**Operational Research Handwritten Notes**

## What is Operational Research ?

Operations research (OR) is an analytical method of problem-solving and decision-making that is useful in the management of organizations. In operations research, problems are broken down into basic components and then solved in defined steps by mathematical analysis.

## What is Linear Programming ?

Linear programming is a powerful quantitative technique (or operational research technique) designs to solve allocation problem.

## What are Decision Variables ?

The decision variables refer to the economic or physical quantities, which are competing with one another for sharing the given limited resources.

## What is Objective function ?

The objective function of a linear programming problem is a linear function of the decision variable expressing the objective of the decision maker.

## What are Constraints ?

The constraints indicate limitations on the resources, which are to be allocated among various decision variables.

## What is non-negativity restriction ?

Non-negativity restriction indicates that all decision variables must take on values equal to or greater than zero

## What is Divisibility ?

Divisibility means that the numerical values of the decision variables are continuous and not limited to integers.

### Topics in our Operational Research Handwritten Lecture Notes PDF

In these “* Operational Research Handwritten Lecture Notes PDF*”, you will study the broad and in depth knowledge of a range of operation research models and techniques, which can be applied to a variety of industrial applications

The topics we will cover will be taken from the following list:

**Introduction to Operations Research:** Basics definition, scope, objectives, phases, models, and limitations of Operations Research. Linear Programming Problem – Formulation of LPP, Graphical solution of LPP. Simple Method, Artificial variables, big-M method, two-phase method, degeneracy, and unbound solutions.

**Transportation Problem:** Formulation, solution, unbalanced Transportation problem. Finding basic feasible solutions – Northwest corner rule, least cost method, and Vogel’s approximation method. Optimality test: the stepping stone method and MODI method.

**Assignment model:** Formulation. The Hungarian method for the optimal solution. Solving the unbalanced problem. Traveling salesman problem and assignment problem Sequencing models. Solution of Sequencing Problem – Processing n Jobs through 2 Machines – Processing n Jobs through 3 Machines – Processing 2 Jobs through m machines – Processing n Jobs through m Machines.

**Dynamic programming:** Characteristics of dynamic programming. Dynamic programming approach for Priority Management employment smoothening, capital budgeting, Stage Coach/Shortest Path, cargo loading and Reliability problems Games Theory. Competitive games, rectangular game, saddle point, min-max (max-min) method of optimal strategies, value of the game. Solution of games with saddle points, dominance principle. Rectangular games without saddle point – mixed strategy for 2 X 2 games.

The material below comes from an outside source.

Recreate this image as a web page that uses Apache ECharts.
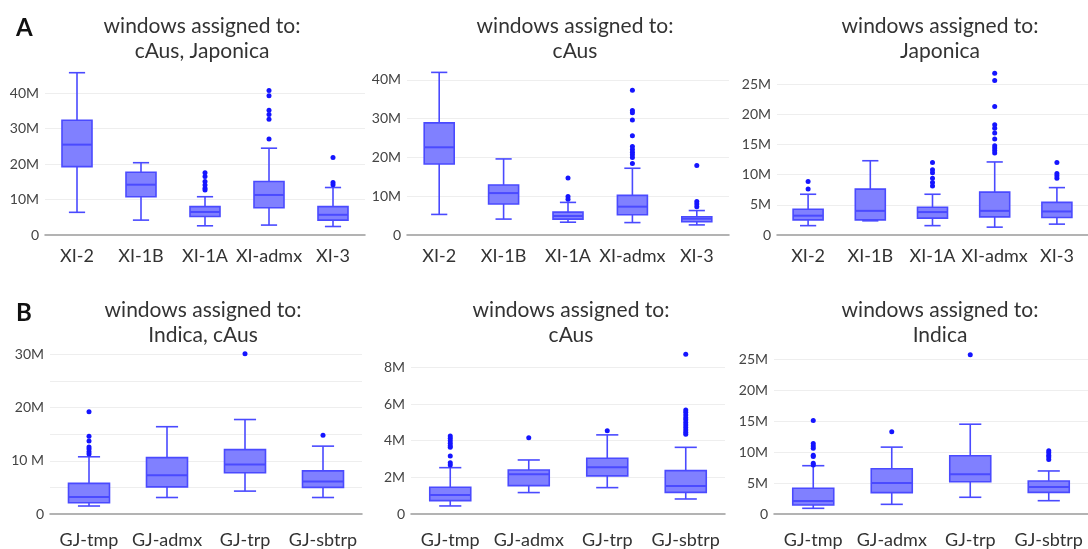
<!DOCTYPE html>
<html>
<head>
<meta charset="utf-8">
<script src="https://cdn.jsdelivr.net/npm/echarts@6/dist/echarts.min.js"></script>
<style>
html,body{margin:0;padding:0;background:#fff;}
#chart{width:1088px;height:549px;}
</style>
</head>
<body>
<div id="chart"></div>
<script>
// ---- data (values in millions) ----
const catsA = ['XI-2', 'XI-1B', 'XI-1A', 'XI-admx', 'XI-3'];
const catsB = ['GJ-tmp', 'GJ-admx', 'GJ-trp', 'GJ-sbtrp'];

// each box: [low whisker, Q1, median, Q3, high whisker]
const boxA1 = [[6.4, 19.3, 25.5, 32.4, 45.8], [4.2, 10.8, 14.2, 17.7, 20.4], [2.6, 5.2, 6.5, 8.0, 10.8], [2.8, 7.7, 11.3, 15.1, 24.5], [2.4, 4.2, 5.7, 8.0, 13.4]];
const outA1 = [[], [], [17.6, 16.5, 15.1, 14.1, 13.2, 12.7], [40.8, 39.3, 35.2, 34.0, 32.7, 27.1], [21.9, 14.8, 14.2]];

const boxA2 = [[5.3, 18.3, 22.6, 28.9, 41.9], [4.1, 8.0, 10.8, 12.9, 19.6], [3.3, 4.1, 4.9, 5.9, 8.4], [3.2, 5.2, 7.3, 10.2, 17.2], [2.6, 3.4, 4.2, 4.7, 6.3]];
const outA2 = [[], [], [14.7, 9.9, 9.2], [37.3, 32.1, 31.5, 29.6, 25.6, 22.8, 22.0, 21.3, 20.7, 20.0, 18.4], [17.9, 8.6, 8.0, 7.3]];

const boxA3 = [[1.55, 2.5, 3.2, 4.26, 6.75], [2.35, 2.5, 4.0, 7.6, 12.3], [1.55, 2.8, 3.8, 4.6, 6.75], [1.3, 3.0, 4.0, 7.1, 12.1], [1.8, 2.9, 3.9, 5.4, 7.85]];
const outA3 = [[8.85, 7.6], [], [12.0, 10.8, 10.3, 9.4, 8.7, 8.1], [26.8, 25.6, 21.3, 18.25, 17.7, 16.9, 15.9, 14.8, 14.4, 14.0, 13.6], [12.0, 10.2, 9.8, 9.4]];

const boxB1 = [[1.5, 2.1, 3.2, 5.75, 10.75], [3.1, 5.1, 7.3, 10.6, 16.4], [4.3, 7.75, 9.3, 12.1, 17.75], [3.1, 5.0, 6.1, 8.1, 12.75]];
const outB1 = [[19.2, 14.6, 13.7, 12.6, 12.2, 11.7, 11.25], [], [30.1], [14.8]];

const boxB2 = [[0.44, 0.73, 1.04, 1.46, 2.53], [1.17, 1.55, 2.17, 2.4, 2.95], [1.44, 2.08, 2.55, 3.04, 4.32], [0.82, 1.18, 1.53, 2.37, 3.64]];
const outB2 = [[4.26, 4.13, 4.0, 3.86, 3.73, 3.64, 3.17, 2.8, 2.68], [4.17], [4.55], [8.72, 5.68, 5.56, 5.41, 5.26, 5.14, 4.99, 4.86, 4.72, 4.59, 4.46, 4.35]];

const boxB3 = [[0.92, 1.45, 2.1, 4.15, 7.8], [1.56, 3.45, 5.0, 7.3, 10.8], [2.7, 5.2, 6.4, 9.4, 14.5], [2.15, 3.5, 4.36, 5.33, 6.95]];
const outB3 = [[15.1, 11.4, 11.0, 10.6, 9.5, 9.3, 8.2, 7.9], [13.3], [25.7], [10.2, 9.9, 9.5, 9.2, 8.8]];

const titlesA = ['windows assigned to:\ncAus, Japonica', 'windows assigned to:\ncAus', 'windows assigned to:\nJaponica'];
const titlesB = ['windows assigned to:\nIndica, cAus', 'windows assigned to:\ncAus', 'windows assigned to:\nIndica'];

// y tick labels per panel
const ticksA1 = ['0', '10M', '20M', '30M', '40M'];
const ticksA2 = ['0', '10M', '20M', '30M', '40M'];
const ticksA3 = ['0', '5M', '10M', '15M', '20M', '25M'];
const ticksB1 = ['0', '', '10 M', '', '20M', '', '30M'];
const ticksB2 = ['0', '2M', '4M', '6M', '8M'];
const ticksB3 = ['0', '5M', '10M', '15M', '20M', '25M'];

// ---- layout ----
const panels = [
  {cats: catsA, box: boxA1, out: outA1, ticks: ticksA1, title: titlesA[0], tx: 197, ty: 9, grid: {left: 45, right: 723, top: 72, bottom: 314}, max: 46, step: 10, bw: 30, lm: 12},
  {cats: catsA, box: boxA2, out: outA2, ticks: ticksA2, title: titlesA[1], tx: 570, ty: 9, grid: {left: 407, right: 359, top: 72, bottom: 314}, max: 42, step: 10, bw: 30, lm: 12},
  {cats: catsA, box: boxA3, out: outA3, ticks: ticksA3, title: titlesA[2], tx: 935, ty: 9, grid: {left: 777, right: 0, top: 72, bottom: 314}, max: 27, step: 5, bw: 30, lm: 12},
  {cats: catsB, box: boxB1, out: outB1, ticks: ticksB1, title: titlesB[0], tx: 198, ty: 293, grid: {left: 50, right: 726, top: 349, bottom: 35}, max: 31, step: 5, bw: 41, lm: 17},
  {cats: catsB, box: boxB2, out: outB2, ticks: ticksB2, title: titlesB[1], tx: 566, ty: 293, grid: {left: 411, right: 363, top: 351, bottom: 35}, max: 8.9, step: 2, bw: 41, lm: 17},
  {cats: catsB, box: boxB3, out: outB3, ticks: ticksB3, title: titlesB[2], tx: 935, ty: 293, grid: {left: 774, right: 0, top: 353, bottom: 35}, max: 26, step: 5, bw: 41, lm: 17}
];

const FONT = 'Lato';
const BOX_FILL = '#8080ff';
const BOX_LINE = '#4a4aff';
const DOT = '#1515ff';

const option = {
  animation: false,
  backgroundColor: '#fff',
  title: [],
  grid: [],
  xAxis: [],
  yAxis: [],
  series: []
};

option.title.push({text: 'A', left: 11, top: 11, textStyle: {fontFamily: FONT, fontSize: 24, fontWeight: 'bold', color: '#111'}});
option.title.push({text: 'B', left: 11, top: 296, textStyle: {fontFamily: FONT, fontSize: 24, fontWeight: 'bold', color: '#111'}});

panels.forEach((p, i) => {
  option.title.push({
    text: p.title, left: p.tx, top: p.ty, textAlign: 'center',
    textStyle: {fontFamily: FONT, fontSize: 21, fontWeight: 'normal', color: '#333', lineHeight: 25}
  });
  option.grid.push(Object.assign({containLabel: false}, p.grid));
  option.xAxis.push({
    type: 'category', gridIndex: i, data: p.cats,
    axisLine: {lineStyle: {color: '#9a9a9a', width: 1.5}},
    axisTick: {show: false},
    axisLabel: {fontFamily: FONT, fontSize: 18, color: '#333', margin: p.lm, interval: 0}
  });
  option.yAxis.push({
    type: 'value', gridIndex: i, min: 0, max: p.max, interval: p.step,
    axisLine: {show: false}, axisTick: {show: false},
    splitLine: {show: true, showMaxLine: false, showMinLine: false, lineStyle: {color: '#eeeeee', width: 1}},
    axisLabel: {
      showMaxLabel: false, fontFamily: FONT, fontSize: 14, color: '#444', margin: 6,
      formatter: (v) => {
        const k = Math.round(v / p.step);
        return (Math.abs(k * p.step - v) < 1e-9 && p.ticks[k] !== undefined) ? p.ticks[k] : '';
      }
    }
  });
  const bw = p.bw;
  option.series.push({
    type: 'custom', xAxisIndex: i, yAxisIndex: i,
    data: p.box.map((b, j) => [j].concat(b)),
    encode: {x: 0, y: [1, 2, 3, 4, 5]},
    renderItem: (params, api) => {
      const c = api.value(0);
      const x = api.coord([c, 0])[0];
      const yl = api.coord([c, api.value(1)])[1];
      const y1 = api.coord([c, api.value(2)])[1];
      const ym = api.coord([c, api.value(3)])[1];
      const y3 = api.coord([c, api.value(4)])[1];
      const yh = api.coord([c, api.value(5)])[1];
      const half = bw / 2, cap = bw * 0.27;
      const ls = {stroke: BOX_LINE, lineWidth: 1.6, fill: null};
      return {
        type: 'group',
        children: [
          {type: 'line', shape: {x1: x, y1: y3, x2: x, y2: yh}, style: ls},
          {type: 'line', shape: {x1: x - cap, y1: yh, x2: x + cap, y2: yh}, style: ls},
          {type: 'line', shape: {x1: x, y1: y1, x2: x, y2: yl}, style: ls},
          {type: 'line', shape: {x1: x - cap, y1: yl, x2: x + cap, y2: yl}, style: ls},
          {type: 'rect', shape: {x: x - half, y: y3, width: bw, height: y1 - y3}, style: {fill: BOX_FILL, stroke: BOX_LINE, lineWidth: 1.6}},
          {type: 'line', shape: {x1: x - half, y1: ym, x2: x + half, y2: ym}, style: {stroke: BOX_LINE, lineWidth: 2}}
        ]
      };
    }
  });
  const pts = [];
  p.out.forEach((arr, j) => arr.forEach(v => pts.push([j, v])));
  option.series.push({
    type: 'scatter', xAxisIndex: i, yAxisIndex: i, data: pts,
    symbolSize: 5, itemStyle: {color: DOT, opacity: 1}, z: 3
  });
});

const chart = echarts.init(document.getElementById('chart'), null, {renderer: 'canvas'});
chart.setOption(option);
</script>
</body>
</html>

**Replacement Models:** The Replacement of Items that Deteriorate whose maintenance costs increase with time without change in the money value. Replacement of items that fail suddenly: individual replacement policy, group replacement policy

**Inventory models:** Inventory costs. Models with deterministic demand – model (a) demand rate uniform and production rate infinite, model (b) demand rate non-uniform and production rate infinite, model (c) demand rate uniform and production rate finite.